Chinese stocks increased by more than 2 percent on Monday as China will further open its stock markets to foreign investors and expected easing of the trade conflict between the U.S. and China.
The benchmark Shanghai Composite Index jumped by 2.47 percent to end at 2815.11 points. The Shenzhen Component Index closed 2.80 percent higher at 9160.62 points. The ChiNext Index, which tracks China's growth enterprises board, gained 2.64 percent to close at 1581.93 points.
An index of major banks rose 3 percent. China Construction Bank Corp increased by 5.42 percent, followed by Industrial and Commercial Bank of China Ltd, China Merchants Bank Co Ltd and Ping An Bank Co Ltd.

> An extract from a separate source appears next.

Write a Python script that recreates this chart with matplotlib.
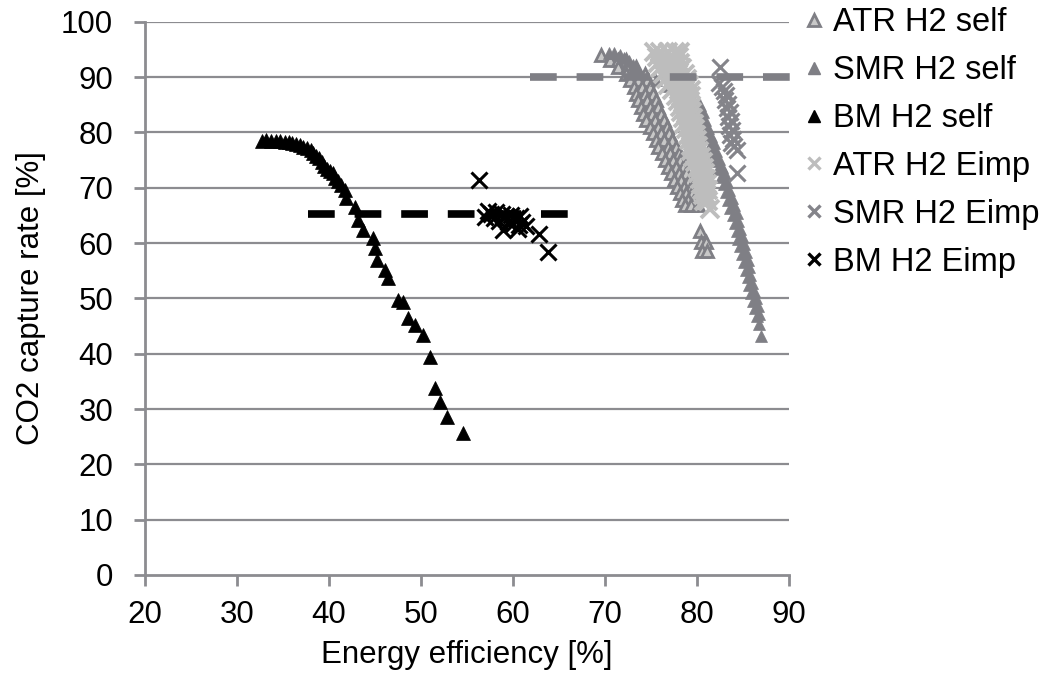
import matplotlib
matplotlib.use("Agg")
import matplotlib.pyplot as plt
from matplotlib.lines import Line2D

plt.rcParams['font.family'] = ['Liberation Sans', 'DejaVu Sans']

# ---------------- data ----------------
# ATR H2 self: rows of points (capture rate level -> efficiencies)
atr_self_row_y = [94.0, 93.0, 91.8, 90.6, 89.4, 88.2, 87.0, 85.8, 84.6, 83.4, 82.2, 81.0,
                  79.8, 78.6, 77.4, 76.2, 75.0, 73.8, 72.6, 71.4, 70.2, 69.0, 67.8, 66.8,
                  62.2, 60.2, 58.6]
atr_self_row_x = [[69.6], [70.5, 71.4, 72.3], [71.4, 72.4, 73.4], [72.3, 73.3, 74.3],
                  [72.7, 73.6, 74.6], [73.1, 74.0, 74.9], [73.4, 74.3, 75.2],
                  [73.6, 74.6, 75.5], [73.9, 74.9, 75.8], [74.1, 75.1, 76.1],
                  [74.5, 75.4, 76.4], [74.9, 75.8, 76.7], [75.2, 76.1, 77.0],
                  [75.5, 76.4, 77.3], [75.8, 76.8, 77.7], [76.2, 77.1, 78.0],
                  [76.5, 77.4, 78.2], [76.9, 77.7, 78.5], [77.2, 78.0, 78.8],
                  [77.5, 78.3, 79.1], [77.8, 78.6, 79.3], [78.1, 78.8, 79.5],
                  [78.4, 79.0, 79.7], [78.7, 79.4, 80.1],
                  [80.3], [80.4, 81.0], [80.5, 81.1]]

# SMR H2 self
smr_self_x = [70.4, 71.0, 71.6, 72.1, 72.6, 73.0, 73.4, 73.7, 75.5, 77.0, 78.5,
              79.6, 79.9, 80.2, 80.5, 80.8, 81.1, 81.4, 81.7, 82.0, 82.3, 82.6, 82.9,
              83.1, 83.4, 83.6, 83.9, 84.1, 84.3, 84.5, 84.7, 84.9, 85.1, 85.3, 85.5,
              85.7, 85.9, 86.1, 86.3, 86.5, 86.7, 87.0,
              80.3, 80.6, 80.9, 81.2, 81.5, 81.8, 82.1, 82.4, 82.7, 83.0, 83.3, 83.5,
              83.8, 84.0, 84.3, 84.5, 84.7, 84.9, 85.1, 85.3, 85.5, 85.6, 85.8, 86.0,
              86.2, 86.4, 86.6, 86.7]
smr_self_y = [94.4, 94.3, 94.0, 93.5, 92.9, 92.2, 91.4, 90.7, 89.5, 88.3, 87.0,
              86.0, 84.6, 83.2, 81.8, 80.4, 79.0, 77.6, 76.2, 74.8, 73.4, 72.0, 70.6,
              69.2, 67.8, 66.4, 65.0, 63.6, 62.2, 60.8, 59.4, 58.0, 56.6, 55.2, 53.8,
              52.4, 51.0, 49.6, 48.2, 46.8, 45.4, 43.2,
              85.0, 83.6, 82.2, 80.8, 79.4, 78.0, 76.6, 75.2, 73.8, 72.4, 71.0, 69.6,
              68.2, 66.8, 65.4, 64.0, 62.6, 61.2, 59.8, 58.4, 57.0, 55.6, 54.2, 52.8,
              51.4, 50.0, 48.6, 47.2]

# BM H2 self
bm_self_x = [32.7, 33.2, 33.7, 34.2, 34.7, 35.2, 35.6, 36.0, 36.4, 36.8, 37.2, 37.6,
             38.0, 38.3, 38.6, 38.9, 39.2, 39.5, 39.8, 40.1, 40.4, 40.7, 41.0, 41.3,
             41.7, 41.9, 42.8, 43.2, 43.7, 44.8, 45.0, 45.2, 46.1, 46.4, 47.5, 48.0,
             48.6, 49.3, 50.2, 51.0, 51.5, 52.1, 52.8, 54.6]
bm_self_y = [78.5, 78.6, 78.5, 78.4, 78.5, 78.3, 78.2, 78.0, 77.9, 77.7, 77.4, 77.2,
             76.8, 76.3, 75.8, 75.3, 74.6, 74.0, 73.4, 73.0, 72.6, 71.8, 71.2, 70.4,
             69.6, 68.2, 66.6, 64.2, 62.4, 60.9, 59.1, 57.0, 55.2, 53.7, 49.7, 49.4,
             46.5, 45.2, 43.4, 39.4, 33.8, 31.3, 28.6, 25.7]

# ATR H2 Eimp: rows
atr_eimp_row_y = [94.6, 93.6, 92.6, 91.6, 90.6, 89.6, 88.6, 87.6, 86.6, 85.6, 84.6, 83.6,
                  82.6, 81.6, 80.6, 79.6, 78.6, 77.6, 76.6, 75.6, 74.6, 73.6, 72.6, 71.6,
                  70.6, 69.6, 68.6, 67.6, 66.2]
atr_eimp_row_x = [[75.3, 76.0, 76.8, 77.6, 78.2], [75.6, 76.4, 77.2, 78.0],
                  [75.8, 76.6, 77.4, 78.2], [76.0, 76.8, 77.6, 78.4],
                  [76.3, 77.1, 77.9, 78.7], [76.6, 77.4, 78.2, 78.9],
                  [76.9, 77.7, 78.5, 79.1], [77.3, 78.0, 78.7, 79.3],
                  [77.7, 78.4, 79.0, 79.4], [77.9, 78.6, 79.2], [78.1, 78.8, 79.4],
                  [78.3, 79.0, 79.5], [78.5, 79.1, 79.6], [78.6, 79.2, 79.7],
                  [78.8, 79.3, 79.8], [79.0, 79.5, 79.9], [79.1, 79.6, 80.0],
                  [79.3, 79.8, 80.1], [79.4, 79.9, 80.2], [79.6, 80.1, 80.4],
                  [79.8, 80.3, 80.6], [80.0, 80.5, 80.8], [80.1, 80.6, 80.9],
                  [80.3, 80.7, 81.0], [80.4, 80.8, 81.1], [80.5, 80.9, 81.2],
                  [80.6, 81.0], [80.8, 81.2], [81.4]]

# SMR H2 Eimp
smr_eimp_x = [82.5, 82.4, 82.7, 82.9, 83.1, 83.0, 83.4, 83.3, 83.6, 83.4, 83.7, 83.5,
              83.8, 83.6, 83.9, 83.7, 84.0, 84.3, 84.4]
smr_eimp_y = [91.9, 89.0, 88.2, 87.5, 86.7, 85.9, 85.2, 84.4, 83.6, 82.8, 82.0, 81.2,
              80.4, 79.6, 78.8, 78.0, 77.5, 76.9, 72.6]

# BM H2 Eimp
bm_eimp_x = [56.3, 57.0, 57.3, 57.6, 57.9, 58.2, 58.5, 58.8, 58.9, 59.2, 59.5, 59.8,
             60.0, 60.3, 60.6, 60.8, 61.0, 60.5, 61.4, 62.8, 63.8]
bm_eimp_y = [71.4, 64.7, 65.8, 65.2, 64.5, 65.6, 64.0, 65.2, 62.4, 64.8, 63.8, 65.0,
             63.5, 64.6, 63.2, 64.8, 63.8, 62.6, 63.0, 61.6, 58.4]

# target lines (dashed)
bm_target_x = [37.7, 66.5]
bm_target_y = [65.3, 65.3]
ng_target_x = [61.8, 90.6]
ng_target_y = [90.0, 90.0]

x_ticks = [20, 30, 40, 50, 60, 70, 80, 90]
y_ticks = [0, 10, 20, 30, 40, 50, 60, 70, 80, 90, 100]

# ---------------- plotting ----------------
def flatten(rows_y, rows_x):
    xs, ys = [], []
    for yv, xr in zip(rows_y, rows_x):
        for xv in xr:
            xs.append(xv)
            ys.append(yv)
    return xs, ys

atr_self_x, atr_self_y = flatten(atr_self_row_y, atr_self_row_x)
atr_eimp_x, atr_eimp_y = flatten(atr_eimp_row_y, atr_eimp_row_x)

W, H = 1046, 700
fig = plt.figure(figsize=(W / 100, H / 100), dpi=100)
ax = fig.add_axes([145 / W, 1 - 575 / H, (789 - 145) / W, (575 - 21.7) / H])

grid_c = '#8c8c90'
dark_gray = '#7f7f85'
light_gray = '#bdbdbd'

ax.set_xlim(20, 90)
ax.set_ylim(0, 100)
ax.set_xticks(x_ticks)
ax.set_yticks(y_ticks)

for yv in y_ticks[1:]:
    ax.axhline(yv, color=grid_c, lw=1.6, zorder=1)

for s in ['top', 'right']:
    ax.spines[s].set_visible(False)
for s in ['left', 'bottom']:
    ax.spines[s].set_color(grid_c)
    ax.spines[s].set_linewidth(2)

ax.tick_params(axis='both', colors=grid_c, width=2, length=8, direction='out',
               labelsize=22.5, labelcolor='black')
ax.tick_params(axis='x', pad=10)
ax.tick_params(axis='y', pad=15)

ms_tri = 9
ms_x = 11.5
mew_x = 2.2

ax.plot(atr_self_x, atr_self_y, ls='none', marker='^', ms=ms_tri, mfc='#c8c8c8',
        mec=dark_gray, mew=2, zorder=3, label='ATR H2 self')
ax.plot(smr_self_x, smr_self_y, ls='none', marker='^', ms=ms_tri, mfc=dark_gray,
        mec=dark_gray, mew=0.5, zorder=4, label='SMR H2 self')
ax.plot(bm_self_x, bm_self_y, ls='none', marker='^', ms=ms_tri + 0.5, mfc='black',
        mec='black', mew=0.5, zorder=4, label='BM H2 self')
ax.plot(atr_eimp_x, atr_eimp_y, ls='none', marker='x', ms=ms_x + 1, mec=light_gray,
        mew=mew_x + 0.6, zorder=5, label='ATR H2 Eimp')
ax.plot(smr_eimp_x, smr_eimp_y, ls='none', marker='x', ms=ms_x, mec='#84848a',
        mew=mew_x, zorder=5, label='SMR H2 Eimp')
ax.plot(bm_eimp_x, bm_eimp_y, ls='none', marker='x', ms=ms_x, mec='black',
        mew=mew_x, zorder=5, label='BM H2 Eimp')

lw_d = 5.5
ax.plot(bm_target_x, bm_target_y, color='black', lw=lw_d, dashes=(3.5, 2.6),
        solid_capstyle='butt', zorder=6, clip_on=False)
ax.plot(ng_target_x, ng_target_y, color=dark_gray, lw=lw_d, dashes=(3.5, 2.6),
        solid_capstyle='butt', zorder=6, clip_on=False)

ax.set_xlabel('Energy efficiency [%]', fontsize=22.5, labelpad=7)
ax.set_ylabel('CO2 capture rate [%]', fontsize=22.5, labelpad=11)

handles = [
    Line2D([], [], ls='none', marker='^', ms=8, mfc='#c8c8c8', mec=dark_gray, mew=2),
    Line2D([], [], ls='none', marker='^', ms=8, mfc=dark_gray, mec=dark_gray),
    Line2D([], [], ls='none', marker='^', ms=8, mfc='black', mec='black'),
    Line2D([], [], ls='none', marker='x', ms=9, mec=light_gray, mew=2.4),
    Line2D([], [], ls='none', marker='x', ms=9, mec='#84848a', mew=2.4),
    Line2D([], [], ls='none', marker='x', ms=9, mec='black', mew=2.4),
]
labels = ['ATR H2 self', 'SMR H2 self', 'BM H2 self', 'ATR H2 Eimp', 'SMR H2 Eimp',
          'BM H2 Eimp']
fig.legend(handles, labels, loc='upper left', bbox_to_anchor=(804 / W, 1 - 7 / H),
           frameon=False, fontsize=23.5, handlelength=0.6, handletextpad=0.28,
           labelspacing=0.52, borderpad=0, borderaxespad=0)

fig.savefig('out.png', dpi=100)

"It's a piece of positive news for the A-share market that foreign individuals are allowed to have onshore securities accounts," said Liu Feng, chief economist at China Galaxy Securities Co Ltd.
"The trade conflict between the U.S. and China also has eased off, which shores up investor confidence."

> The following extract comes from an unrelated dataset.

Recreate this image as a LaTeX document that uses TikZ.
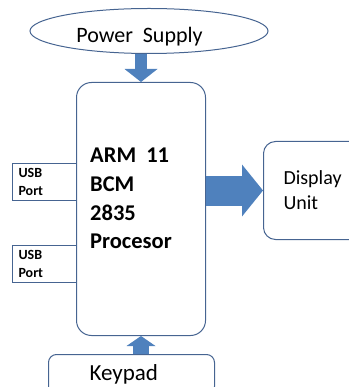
\documentclass[tikz,border=0pt]{standalone}
\usepackage{fontspec}
\setmainfont{Carlito}
\usetikzlibrary{shapes.geometric,arrows.meta,positioning,calc}
\definecolor{bd}{RGB}{70,100,145}
\definecolor{ar}{RGB}{79,129,189}

\begin{document}
\begin{tikzpicture}[x=1pt,y=-1pt,
    blk/.style={rectangle,draw=bd,line width=1pt,rounded corners=#1,inner sep=0pt},
    arr/.style={ar,line width=#1},
    txt/.style={font=\fontsize{#1}{25}\selectfont},
    port/.style={blk=0pt,minimum width=64pt,minimum height=37pt,text width=52pt,align=left,font=\fontsize{14}{18}\selectfont\bfseries,anchor=north west},
]
\useasboundingbox (0,0) rectangle (348,387);

% Power supply
\node[ellipse,draw=bd,line width=1pt,minimum width=238pt,minimum height=45pt,inner sep=0pt,
  label={[txt=22,inner sep=0pt,xshift=-9.5pt,yshift=-6pt]center:Power\ \ Supply}] (ps) at (149,31) {};

% Processor
\node[blk=15pt,minimum width=129pt,minimum height=253pt,anchor=north west,
  label={[font=\fontsize{22.5}{28.7}\selectfont\bfseries,inner sep=0pt,anchor=north west,align=left,xshift=14pt,yshift=-66pt]north west:ARM\ \ 11\\BCM\\2835\\Procesor}] (cpu) at (76,82) {};

% USB ports
\node[port] (usb1) at (12,163) {USB\\Port};
\node[port] (usb2) at (12,245) {USB\\Port};

% Display + Keypad
\node[blk=12pt,minimum width=100pt,minimum height=98pt,text width=60pt,align=left,txt=20,anchor=north west] (disp) at (263,141) {Display\\Unit};
\node[blk=8pt,minimum width=166pt,minimum height=40pt,text width=84pt,align=left,txt=23,anchor=north west] (kp) at (48,354) {Keypad};

% Connections
\draw[arr=12pt,-{Triangle[length=13pt,width=33pt,line width=0pt]}] (cpu.north |- ps.south) -- (cpu.north);
\draw[arr=30pt,-{Triangle[length=21pt,width=52pt,line width=0pt]}] (cpu.east |- disp.west) -- (disp.west);
\draw[arr=16pt,-{Triangle[length=10pt,width=29pt,line width=0pt]}] (cpu.south |- kp.north) -- (cpu.south);
\end{tikzpicture}
\end{document}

Foreigners who work on the Chinese mainland and those who work overseas for A-share listed companies and participate in the company's equity benefit plan will be allowed to open A-shares securities accounts, the China Securities Regulatory Commission said in a statement on Sunday.
Foreign individual investors are qualified for such an arrangement if they are from countries and regions where the local securities regulatory agencies have signed memorandums of understanding with the CSRC. So far, 62 countries and regions have cooperative MOUs with the CSRC.
Liu said the move will improve liquidity, and the high-quality investors will also help promote the internationalization of the domestic stock market.
According to Liu, the A-share market performed calmly last week, in accordance with expectations that the U.S. tactic of slapping new tariffs on Chinese goods would come into force last Friday.
"The trade conflict is expected to ease as the Trump administration would not like to bear the huge pressure from the American people and large companies," said Liu.
Alan Greenspan, former chairman of the U.S. Federal Reserve, said on Saturday that every tariff imposed by the Trump administration on China amounts to a tax, and it is U.S. citizens who will ultimately end up paying.
The New York Times said U.S. President Donald Trump told Apple Inc CEO Tim Cook that he will not impose tariffs on iPhones assembled in China.
Ayako Fujita, senior economist at Nomura Asset Management Co Ltd, said they are definitely positive about the Chinese A-share market in the next three years, although the outlook remains conservative on its performance in the second half.